=== TASK INSTRUCTIONS ===
Reproduce exactly the lines below, from the first one through the line containing "const rSquared = 0.9656", and omit any pictures.

═════ PROVIDED DATA

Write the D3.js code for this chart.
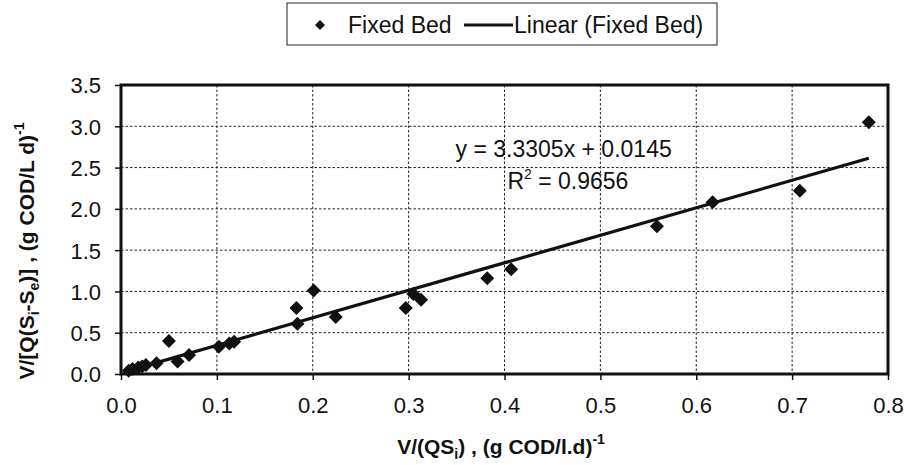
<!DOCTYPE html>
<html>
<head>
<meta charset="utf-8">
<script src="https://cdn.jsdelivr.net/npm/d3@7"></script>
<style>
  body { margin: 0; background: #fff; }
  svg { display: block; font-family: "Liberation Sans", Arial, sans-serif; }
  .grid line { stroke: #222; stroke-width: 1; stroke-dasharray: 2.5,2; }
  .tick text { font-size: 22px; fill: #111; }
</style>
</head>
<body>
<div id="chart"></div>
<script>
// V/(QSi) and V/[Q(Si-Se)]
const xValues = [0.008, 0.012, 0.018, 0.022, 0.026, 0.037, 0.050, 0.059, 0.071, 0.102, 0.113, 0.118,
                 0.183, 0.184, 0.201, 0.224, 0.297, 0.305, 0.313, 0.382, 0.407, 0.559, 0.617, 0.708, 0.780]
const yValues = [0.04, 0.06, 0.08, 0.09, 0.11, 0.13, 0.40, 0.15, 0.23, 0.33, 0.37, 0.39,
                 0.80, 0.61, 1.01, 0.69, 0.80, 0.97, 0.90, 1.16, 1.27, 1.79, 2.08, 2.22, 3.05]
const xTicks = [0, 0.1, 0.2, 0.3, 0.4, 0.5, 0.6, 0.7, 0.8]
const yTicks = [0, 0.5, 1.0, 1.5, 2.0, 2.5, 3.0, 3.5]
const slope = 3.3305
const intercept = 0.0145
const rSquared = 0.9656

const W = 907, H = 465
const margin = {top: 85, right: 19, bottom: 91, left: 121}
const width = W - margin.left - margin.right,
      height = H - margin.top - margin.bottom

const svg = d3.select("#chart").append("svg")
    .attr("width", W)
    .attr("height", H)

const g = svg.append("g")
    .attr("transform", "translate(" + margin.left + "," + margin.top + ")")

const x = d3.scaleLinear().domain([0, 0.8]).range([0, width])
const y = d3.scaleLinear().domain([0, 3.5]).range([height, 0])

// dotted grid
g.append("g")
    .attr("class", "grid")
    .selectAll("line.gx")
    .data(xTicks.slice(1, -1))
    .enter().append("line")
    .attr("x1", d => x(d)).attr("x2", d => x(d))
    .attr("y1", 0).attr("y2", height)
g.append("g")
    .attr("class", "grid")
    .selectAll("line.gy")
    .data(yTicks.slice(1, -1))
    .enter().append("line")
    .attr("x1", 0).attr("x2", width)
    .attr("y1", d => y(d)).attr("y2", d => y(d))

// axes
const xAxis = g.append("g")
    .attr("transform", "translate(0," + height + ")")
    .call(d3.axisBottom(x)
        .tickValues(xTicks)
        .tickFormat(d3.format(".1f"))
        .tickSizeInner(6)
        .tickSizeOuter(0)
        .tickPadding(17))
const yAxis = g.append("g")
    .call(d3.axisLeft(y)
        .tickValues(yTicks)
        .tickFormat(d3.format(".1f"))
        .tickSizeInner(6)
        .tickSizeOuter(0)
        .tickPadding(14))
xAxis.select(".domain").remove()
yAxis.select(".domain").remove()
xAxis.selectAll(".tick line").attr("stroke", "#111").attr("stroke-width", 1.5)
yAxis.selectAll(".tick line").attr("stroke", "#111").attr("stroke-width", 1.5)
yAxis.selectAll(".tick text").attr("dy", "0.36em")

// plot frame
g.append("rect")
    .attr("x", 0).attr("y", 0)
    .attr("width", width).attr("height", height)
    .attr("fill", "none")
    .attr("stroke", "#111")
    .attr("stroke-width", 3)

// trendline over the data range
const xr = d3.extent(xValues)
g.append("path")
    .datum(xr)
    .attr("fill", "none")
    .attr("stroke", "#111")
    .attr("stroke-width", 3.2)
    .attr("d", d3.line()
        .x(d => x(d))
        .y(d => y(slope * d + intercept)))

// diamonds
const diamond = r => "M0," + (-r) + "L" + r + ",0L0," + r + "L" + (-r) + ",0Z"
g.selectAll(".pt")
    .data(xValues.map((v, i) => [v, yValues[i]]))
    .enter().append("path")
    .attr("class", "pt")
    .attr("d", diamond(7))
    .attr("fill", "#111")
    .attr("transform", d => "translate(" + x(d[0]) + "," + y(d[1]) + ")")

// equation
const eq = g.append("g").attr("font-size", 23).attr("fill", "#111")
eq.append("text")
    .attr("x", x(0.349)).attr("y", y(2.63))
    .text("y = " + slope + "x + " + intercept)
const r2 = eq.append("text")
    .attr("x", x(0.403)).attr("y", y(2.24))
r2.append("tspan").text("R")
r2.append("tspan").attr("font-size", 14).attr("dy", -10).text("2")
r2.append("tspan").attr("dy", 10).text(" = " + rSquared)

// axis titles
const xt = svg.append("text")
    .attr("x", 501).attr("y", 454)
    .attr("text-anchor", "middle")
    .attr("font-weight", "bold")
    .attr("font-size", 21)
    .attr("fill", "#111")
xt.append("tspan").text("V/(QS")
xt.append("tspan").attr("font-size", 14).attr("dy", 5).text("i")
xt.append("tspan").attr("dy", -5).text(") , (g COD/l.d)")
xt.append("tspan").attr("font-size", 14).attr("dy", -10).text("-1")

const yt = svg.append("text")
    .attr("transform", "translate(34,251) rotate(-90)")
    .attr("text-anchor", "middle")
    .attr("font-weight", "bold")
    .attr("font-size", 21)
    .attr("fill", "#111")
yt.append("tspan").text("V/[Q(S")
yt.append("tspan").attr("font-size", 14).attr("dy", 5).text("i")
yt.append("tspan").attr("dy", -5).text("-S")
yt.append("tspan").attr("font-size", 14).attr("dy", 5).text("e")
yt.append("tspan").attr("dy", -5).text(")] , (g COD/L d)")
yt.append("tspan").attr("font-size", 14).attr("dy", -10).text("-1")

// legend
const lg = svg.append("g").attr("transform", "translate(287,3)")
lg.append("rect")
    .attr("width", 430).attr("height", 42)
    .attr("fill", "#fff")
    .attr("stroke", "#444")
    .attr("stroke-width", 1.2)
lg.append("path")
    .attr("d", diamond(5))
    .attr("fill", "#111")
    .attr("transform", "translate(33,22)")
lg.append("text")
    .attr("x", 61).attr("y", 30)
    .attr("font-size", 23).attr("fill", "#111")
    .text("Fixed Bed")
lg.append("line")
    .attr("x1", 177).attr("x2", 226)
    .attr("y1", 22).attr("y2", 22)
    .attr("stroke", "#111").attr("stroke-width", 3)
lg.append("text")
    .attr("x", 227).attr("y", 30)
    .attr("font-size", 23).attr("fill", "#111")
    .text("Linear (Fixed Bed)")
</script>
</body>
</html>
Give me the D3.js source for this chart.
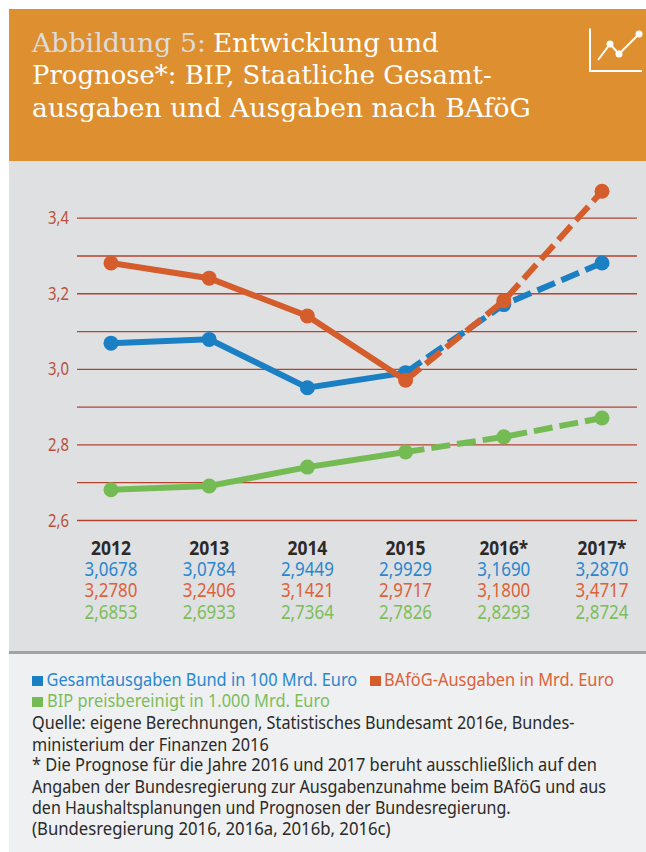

══════════

=== CORRECT OUTPUT ===
Write the D3.js code for this chart.
<!DOCTYPE html>
<html>
<head>
<meta charset="utf-8">
<script src="https://cdn.jsdelivr.net/npm/d3@7"></script>
<style>
  body { margin: 0; background: #fff; }
  svg { display: block; font-family: "Liberation Sans", Arial, sans-serif; }
  .grid line { stroke: #222; stroke-width: 1; stroke-dasharray: 2.5,2; }
  .tick text { font-size: 22px; fill: #111; }
</style>
</head>
<body>
<div id="chart"></div>
<script>
// V/(QSi) and V/[Q(Si-Se)]
const xValues = [0.008, 0.012, 0.018, 0.022, 0.026, 0.037, 0.050, 0.059, 0.071, 0.102, 0.113, 0.118,
                 0.183, 0.184, 0.201, 0.224, 0.297, 0.305, 0.313, 0.382, 0.407, 0.559, 0.617, 0.708, 0.780]
const yValues = [0.04, 0.06, 0.08, 0.09, 0.11, 0.13, 0.40, 0.15, 0.23, 0.33, 0.37, 0.39,
                 0.80, 0.61, 1.01, 0.69, 0.80, 0.97, 0.90, 1.16, 1.27, 1.79, 2.08, 2.22, 3.05]
const xTicks = [0, 0.1, 0.2, 0.3, 0.4, 0.5, 0.6, 0.7, 0.8]
const yTicks = [0, 0.5, 1.0, 1.5, 2.0, 2.5, 3.0, 3.5]
const slope = 3.3305
const intercept = 0.0145
const rSquared = 0.9656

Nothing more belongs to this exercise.